--- Start ---

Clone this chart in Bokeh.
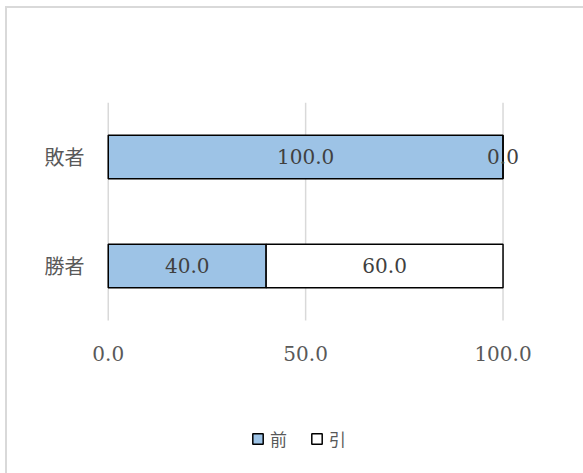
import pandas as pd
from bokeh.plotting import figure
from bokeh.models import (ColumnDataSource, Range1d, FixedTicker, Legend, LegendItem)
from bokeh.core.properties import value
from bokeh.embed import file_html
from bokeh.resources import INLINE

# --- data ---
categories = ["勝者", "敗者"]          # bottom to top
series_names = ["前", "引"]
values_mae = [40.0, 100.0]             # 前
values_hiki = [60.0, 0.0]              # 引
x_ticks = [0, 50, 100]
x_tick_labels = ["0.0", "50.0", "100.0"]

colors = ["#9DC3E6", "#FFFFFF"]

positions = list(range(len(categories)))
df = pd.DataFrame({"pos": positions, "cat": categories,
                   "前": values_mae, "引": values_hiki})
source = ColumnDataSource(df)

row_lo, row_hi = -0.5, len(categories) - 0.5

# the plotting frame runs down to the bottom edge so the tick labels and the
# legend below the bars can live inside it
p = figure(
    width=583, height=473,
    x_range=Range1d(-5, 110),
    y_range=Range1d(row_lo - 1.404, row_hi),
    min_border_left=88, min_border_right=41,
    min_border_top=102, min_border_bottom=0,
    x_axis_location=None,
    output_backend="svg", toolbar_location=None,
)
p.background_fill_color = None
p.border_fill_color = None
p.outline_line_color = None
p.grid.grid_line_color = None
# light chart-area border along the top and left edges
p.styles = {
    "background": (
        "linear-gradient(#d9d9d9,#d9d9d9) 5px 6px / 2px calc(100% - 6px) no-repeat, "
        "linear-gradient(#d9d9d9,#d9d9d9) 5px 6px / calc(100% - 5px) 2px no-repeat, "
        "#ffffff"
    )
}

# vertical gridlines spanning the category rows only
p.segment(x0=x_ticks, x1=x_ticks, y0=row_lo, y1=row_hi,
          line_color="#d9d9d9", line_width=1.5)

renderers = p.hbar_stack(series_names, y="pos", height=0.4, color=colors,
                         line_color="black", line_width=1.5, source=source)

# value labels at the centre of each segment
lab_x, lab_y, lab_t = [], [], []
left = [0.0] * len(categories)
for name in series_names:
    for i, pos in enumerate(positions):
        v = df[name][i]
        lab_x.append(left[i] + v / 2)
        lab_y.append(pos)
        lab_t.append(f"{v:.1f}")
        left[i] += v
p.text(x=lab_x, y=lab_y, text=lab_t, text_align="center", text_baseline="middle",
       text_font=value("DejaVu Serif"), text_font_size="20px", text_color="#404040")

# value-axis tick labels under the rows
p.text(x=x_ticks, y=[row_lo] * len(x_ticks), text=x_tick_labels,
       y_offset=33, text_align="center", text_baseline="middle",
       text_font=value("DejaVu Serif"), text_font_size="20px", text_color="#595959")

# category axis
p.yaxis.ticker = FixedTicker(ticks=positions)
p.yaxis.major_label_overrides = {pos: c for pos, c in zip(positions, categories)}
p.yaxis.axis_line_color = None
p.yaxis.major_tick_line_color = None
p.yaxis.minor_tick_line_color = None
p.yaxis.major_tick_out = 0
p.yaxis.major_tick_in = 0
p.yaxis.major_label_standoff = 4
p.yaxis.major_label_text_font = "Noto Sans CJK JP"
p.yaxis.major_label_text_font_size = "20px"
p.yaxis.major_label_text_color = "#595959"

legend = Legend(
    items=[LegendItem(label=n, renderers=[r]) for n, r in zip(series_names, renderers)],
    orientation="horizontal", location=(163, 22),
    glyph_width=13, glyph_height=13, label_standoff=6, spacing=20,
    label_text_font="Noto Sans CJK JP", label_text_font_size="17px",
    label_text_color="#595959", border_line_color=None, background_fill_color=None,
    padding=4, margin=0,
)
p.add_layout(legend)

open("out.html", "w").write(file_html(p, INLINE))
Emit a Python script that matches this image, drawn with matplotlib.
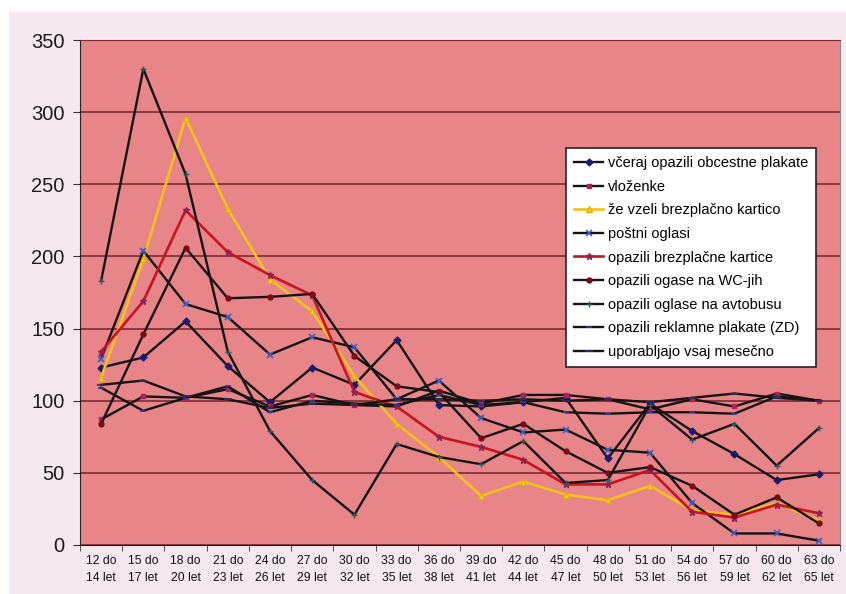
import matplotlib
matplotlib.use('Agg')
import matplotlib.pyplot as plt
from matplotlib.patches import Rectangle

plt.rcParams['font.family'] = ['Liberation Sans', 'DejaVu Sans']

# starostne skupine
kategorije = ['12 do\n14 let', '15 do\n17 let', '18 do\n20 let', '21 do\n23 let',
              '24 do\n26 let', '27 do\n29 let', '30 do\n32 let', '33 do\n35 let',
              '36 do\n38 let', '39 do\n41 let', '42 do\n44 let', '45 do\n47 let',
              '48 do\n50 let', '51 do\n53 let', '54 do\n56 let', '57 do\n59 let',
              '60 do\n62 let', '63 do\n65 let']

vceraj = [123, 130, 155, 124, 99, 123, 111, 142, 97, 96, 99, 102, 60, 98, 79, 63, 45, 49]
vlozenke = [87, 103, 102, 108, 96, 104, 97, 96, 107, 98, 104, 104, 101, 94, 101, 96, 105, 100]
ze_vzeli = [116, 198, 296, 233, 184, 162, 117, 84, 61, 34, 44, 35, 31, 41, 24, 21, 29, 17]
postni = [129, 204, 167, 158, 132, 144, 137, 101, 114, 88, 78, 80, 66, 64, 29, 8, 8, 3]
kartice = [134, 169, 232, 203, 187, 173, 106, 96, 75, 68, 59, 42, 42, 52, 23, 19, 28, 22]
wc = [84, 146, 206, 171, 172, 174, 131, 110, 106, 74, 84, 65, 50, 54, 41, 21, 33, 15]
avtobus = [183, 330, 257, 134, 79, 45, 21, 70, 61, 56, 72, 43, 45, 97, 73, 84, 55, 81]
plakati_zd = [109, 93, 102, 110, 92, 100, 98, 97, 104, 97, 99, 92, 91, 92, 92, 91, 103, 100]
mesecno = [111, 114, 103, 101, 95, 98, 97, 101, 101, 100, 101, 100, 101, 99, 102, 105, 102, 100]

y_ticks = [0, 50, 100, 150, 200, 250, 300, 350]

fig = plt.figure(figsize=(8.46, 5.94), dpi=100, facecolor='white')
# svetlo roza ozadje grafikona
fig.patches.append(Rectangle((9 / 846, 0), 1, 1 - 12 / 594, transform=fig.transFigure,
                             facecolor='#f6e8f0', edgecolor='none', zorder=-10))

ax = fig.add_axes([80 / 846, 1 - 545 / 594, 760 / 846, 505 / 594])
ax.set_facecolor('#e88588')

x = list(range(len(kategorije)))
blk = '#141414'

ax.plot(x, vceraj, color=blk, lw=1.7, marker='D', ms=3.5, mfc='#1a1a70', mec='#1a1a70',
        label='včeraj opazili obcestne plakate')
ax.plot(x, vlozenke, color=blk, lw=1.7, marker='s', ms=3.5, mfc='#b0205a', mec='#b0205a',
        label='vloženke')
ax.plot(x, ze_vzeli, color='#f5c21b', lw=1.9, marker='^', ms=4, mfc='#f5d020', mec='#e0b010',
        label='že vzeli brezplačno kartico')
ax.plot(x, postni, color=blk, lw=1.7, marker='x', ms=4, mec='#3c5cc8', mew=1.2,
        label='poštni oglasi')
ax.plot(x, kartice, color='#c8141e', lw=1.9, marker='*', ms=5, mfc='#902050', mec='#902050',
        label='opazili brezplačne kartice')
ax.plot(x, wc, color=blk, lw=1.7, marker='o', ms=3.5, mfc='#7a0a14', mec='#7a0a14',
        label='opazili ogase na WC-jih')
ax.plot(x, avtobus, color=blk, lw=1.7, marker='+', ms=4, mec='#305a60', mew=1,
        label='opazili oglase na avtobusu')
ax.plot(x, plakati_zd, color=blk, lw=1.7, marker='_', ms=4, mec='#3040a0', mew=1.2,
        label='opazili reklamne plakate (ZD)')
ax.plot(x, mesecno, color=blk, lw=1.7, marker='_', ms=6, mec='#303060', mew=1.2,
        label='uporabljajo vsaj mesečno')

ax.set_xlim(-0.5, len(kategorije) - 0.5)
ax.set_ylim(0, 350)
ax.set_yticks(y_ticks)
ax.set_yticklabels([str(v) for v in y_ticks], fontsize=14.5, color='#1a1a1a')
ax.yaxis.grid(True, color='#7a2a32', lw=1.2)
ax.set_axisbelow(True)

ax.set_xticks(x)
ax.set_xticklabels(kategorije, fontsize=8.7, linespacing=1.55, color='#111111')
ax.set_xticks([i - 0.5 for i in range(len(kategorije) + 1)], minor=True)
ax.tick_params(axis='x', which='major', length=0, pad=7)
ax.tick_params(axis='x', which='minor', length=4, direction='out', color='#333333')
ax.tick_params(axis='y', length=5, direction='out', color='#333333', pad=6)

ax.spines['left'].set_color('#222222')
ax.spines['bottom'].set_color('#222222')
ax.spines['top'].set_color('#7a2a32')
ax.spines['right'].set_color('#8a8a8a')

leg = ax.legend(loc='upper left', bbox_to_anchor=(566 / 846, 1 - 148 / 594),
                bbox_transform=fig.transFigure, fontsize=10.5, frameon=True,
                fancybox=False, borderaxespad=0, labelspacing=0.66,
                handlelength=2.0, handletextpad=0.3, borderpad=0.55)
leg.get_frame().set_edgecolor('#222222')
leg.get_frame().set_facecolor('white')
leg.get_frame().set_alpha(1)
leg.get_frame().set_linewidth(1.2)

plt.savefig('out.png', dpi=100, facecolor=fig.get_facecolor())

--- End ---

Exercise aim
Working from the entries above, reproduce exactly and only the lines beginning with the line that has "Emit a Python" and ending with the line that has "let', '63 do\n65 let']"; omit all pictures.

Task answer
Emit a Python script that matches this image, drawn with matplotlib.
import matplotlib
matplotlib.use('Agg')
import matplotlib.pyplot as plt
from matplotlib.patches import Rectangle

plt.rcParams['font.family'] = ['Liberation Sans', 'DejaVu Sans']

# starostne skupine
kategorije = ['12 do\n14 let', '15 do\n17 let', '18 do\n20 let', '21 do\n23 let',
              '24 do\n26 let', '27 do\n29 let', '30 do\n32 let', '33 do\n35 let',
              '36 do\n38 let', '39 do\n41 let', '42 do\n44 let', '45 do\n47 let',
              '48 do\n50 let', '51 do\n53 let', '54 do\n56 let', '57 do\n59 let',
              '60 do\n62 let', '63 do\n65 let']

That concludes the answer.